Elgin library will purchase bookmobile
A "gently used" bookmobile will serve Gail Borden Public Library District residents, most likely starting in April.
The library board approved Tuesday the $155,000 purchase of the bookmobile, a 2014 model with under 30,000 miles previously used by a library in Ohio. The plan is to launch it April 10, which is National Bookmobile Day.
"It's nice to think as a bookmobile as an amenity … but I really don't feel this is the case in our situation," Library Executive Director Carole Medal said. "This mobile library will serve the children in our community, and there is a real need."
Library spokeswoman Denise Raleigh cited data from the 2017 Partnership for Assessment of Readiness for College and Careers test, which showed that fewer than 33 percent of third- through eighth-grade students in Elgin Area School District U-46 met or exceeded standards in English and math.
"We understand the challenge that U-46 has," Raleigh said. "... This is not to disparage anything. This is part of the solution."
The bookmobile won't focus only on children. "We want participation going to all ages, senior centers, people who have transportation challenges," she said. "We will also have digital gadgets and technology, to show how to stream and use the library better."
Total startup cost is about $221,000, including $55,000 for the bookmobile collection. The purchase is funded by special reserves, Medal said, adding that she expects much of that to be offset by fundraising by the library's foundation and community donations.

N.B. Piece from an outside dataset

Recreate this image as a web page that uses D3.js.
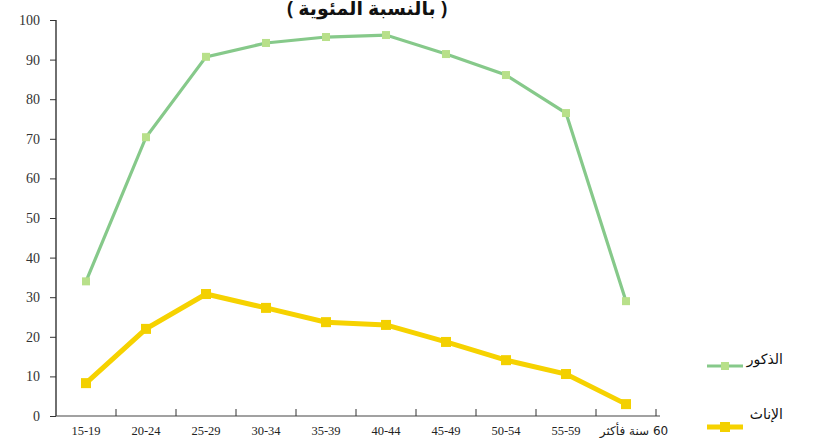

A bookmobile was in use in the 1960s when the Elgin library shared it with other libraries, officials said. The library worked with local legislators on funding for a bookmobile in 2014, but "at the eleventh hour it was yanked," Medal said.
The nearly 34-foot bookmobile -- it can hold 3,500 to 4,000 books -- is expected to last another 15 to 23 years and is a rare find, because typically bookmobiles are used until "the end of their life," Medal said. A new one costs about $250,000, she said.
The library serves 65 square miles in Elgin, South Elgin and portions of Hoffman Estates, Streamwood and Bartlett. Board members asked how decisions will be made about who is served by the bookmobile.
The plan is to create a community advisory council including the Housing Authority of Elgin to determine the highest need, said Miriam Lytle, who's in charge of community services for the library. Library staff also will look at heat maps about the location of students least ready for kindergarten.
"Should we take a minute and think about what we just did," board president Jean Bednar said. "We collectively bought a giant bus."